I have brought my son, not wanting to leave him at home. She gives him water and special sweets she brought from India, a golden hair-like candy that is delicate and saffrony, and crunchy hot biscuits. The apartment is simple, sparse, dotted with a few candles, and small icons of individuality, an altar to Ganesh in one corner, with a tiny brass frame of a family, blurry—I am unable to see more than the dim figures of a man, woman, a few kids of varying ages, amidst the dust of incense lying snaked on the table. The kitchen is merely a corner of the room, harshly lit by fluorescent. In the American need for convenience, have we achieved more time? No, not likely. Are we enjoying our meals? No, I don’t think so. We are stripping ourselves of a basic sensuality that our bodies crave, touching our food, loving it before we sacrifice it. And we are longing to change this: food is hot right now. Classes are filling up, the TV networks are packed with shows teaching us how to go back to the basics.

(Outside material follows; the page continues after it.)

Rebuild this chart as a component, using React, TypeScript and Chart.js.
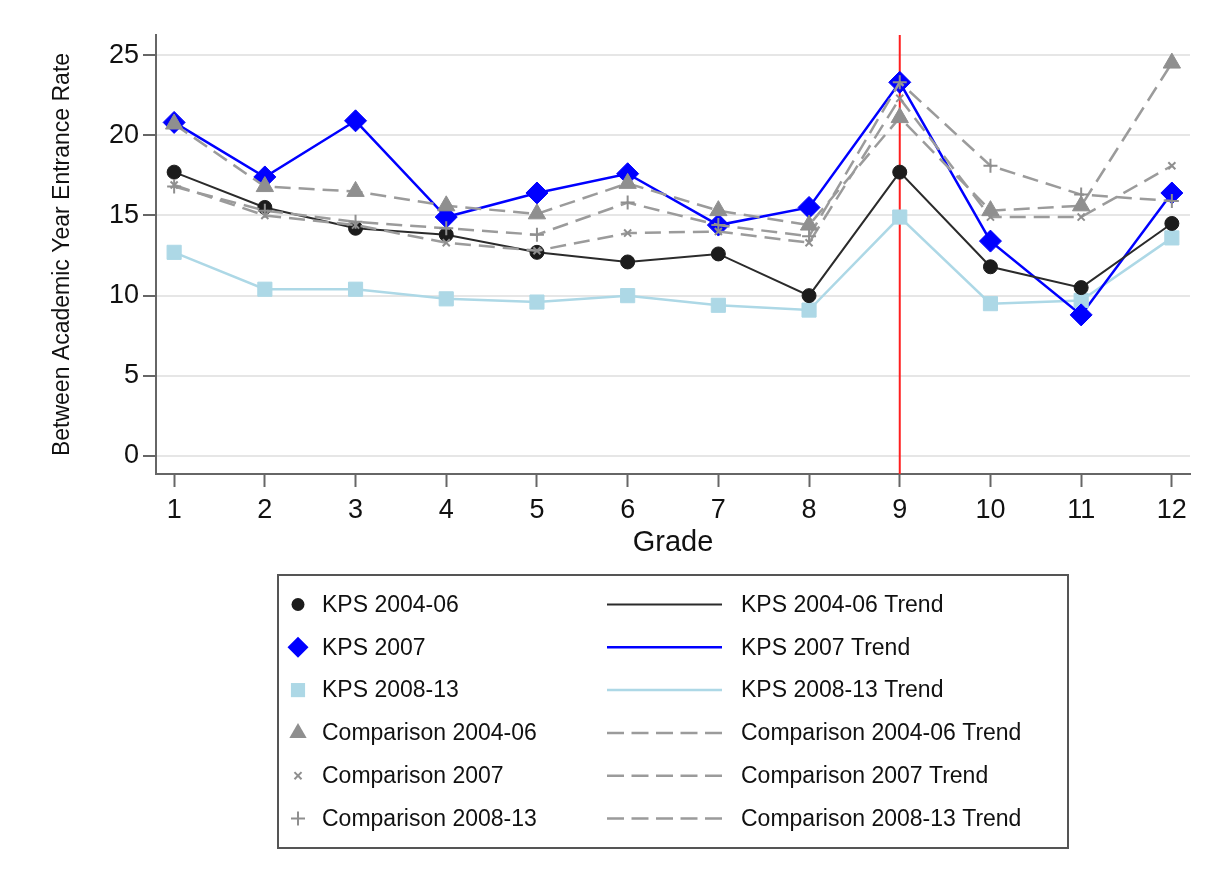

A brief aside about Ganesh: how I am growing to adore him. Something about the Indian deity touches me, and I collect his figurines in my house. I love the fables about this elephant-faced, potbellied God. Most Indian homes will have a small Ganesh sculpture somewhere. He is heavily revered. He is supposed to be the first deity one worships in Hindu ceremonies called pujas (offerings), especially at the beginning of any venture, especially any creative venture, so perhaps that is why I have a fondness for him. He is considered the problem solver, and I’ve heard you can offer him a cracked coconut in particularly trying times. But it is a certain joviality and warmth that he seems to exude that I really love.
I am here to learn the basics. We wash vegetables and she is shy, diligent in her kindness. And she tells me of her home. She adds twice the amount of sliced green chilies to every dish, and tops it all with a spoon of sugar, a Gujarati trademark, she says.